Вместе с тем необходимо сказать, что Колчак был настоящим офицером с высоким чувством чести и достоинства, но, как ни парадоксально, эти объективно положительные человеческие качества часто мешали ему принимать правильные и нетривиальные политические решения, которые, возможно, могли бы спасти его режим в тяжелейших условиях Гражданской войны. Так, проявив высокое мужество, Колчак одним из последних покинул Омск, имея при себе российский золотой запас, захваченный белыми в Казани. Но Транссибирская магистраль не была в это время под контролем его войск, а находилась в руках чехословацких легионеров, заложником которых он вскоре стал. Личная драма адмирала закончилась выдачей его представителям «Политического Центра» (объединения ряда левых организаций Сибири), а фактически — иркутским большевикам, которые поспешили с ним расправиться.
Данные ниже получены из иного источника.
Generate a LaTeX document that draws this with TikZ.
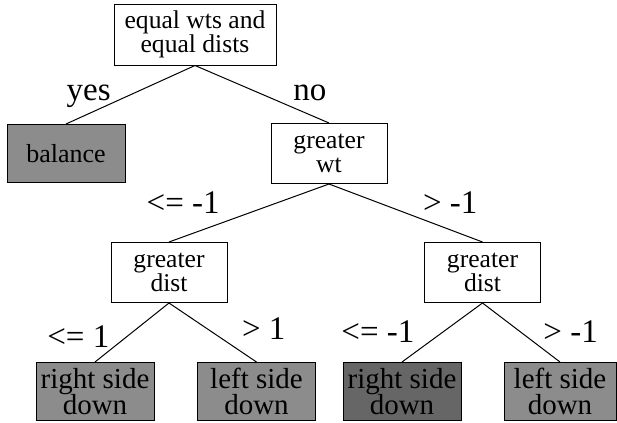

Материалы допроса Колчака, изданные Центрархивом в Ленинграде в 1925 году, свидетельствуют о неустрашимости этого человека, его умении сохранять достоинство в самых трудных обстоятельствах. Е. Н. Чириков передает рассказ о расстреле Колчака, широко известный среди белых: «…Вспомнил, как умер адмирал Колчак: отдал расстреливающим свой золотой портсигар, сказав:

— Возьми на память от того, кого ты убиваешь!

Когда палачи впали в смущение, с презрением крикнул: — Даже расстрелять не умеете. Слушай команду!

И ему, расстреливаемому, стали повиноваться, как начальнику…»[10] Правда это или красивая легенда — точно неизвестно, но таким сохранился Колчак в памяти белых офицеров. Сегодня, на мой взгляд, важно оценить его реальное место в истории России, и книга С. П. Петрова помогает нам это сделать.


[1] Чириков Е. Н. Зверь из бездны. Минск: Тетра Системс, 2000. С. 157.

[2] Допрос Колчака. Л.: Центрархив, 1925. С. 222–223.

[3] Там же. С. 39.

[4] Там же. С. 45.

[5] Там же. С. 44.

[6] Там же. С. 150.

[7] Рапорт майора Моринса о приеме Колчаком генералов Сахарова и Дитерихса // Последние дни колчаковщины (сборник документов). М.; Л., Центрархив, 1926. С. 54.

[8] Жанен М. Отрывки из моего сибирского дневника // «Колчаковщина» (из белых мемуаров). Л.: Изд-во «Красная Газета», 1930. С. 30.

[9] Будберг А. П. Дневник // Архив Русской Революции. Т. ХIV. Берлин, 1924. С. 255.

[10] Чириков Е. Н. Указ. соч. С. 270.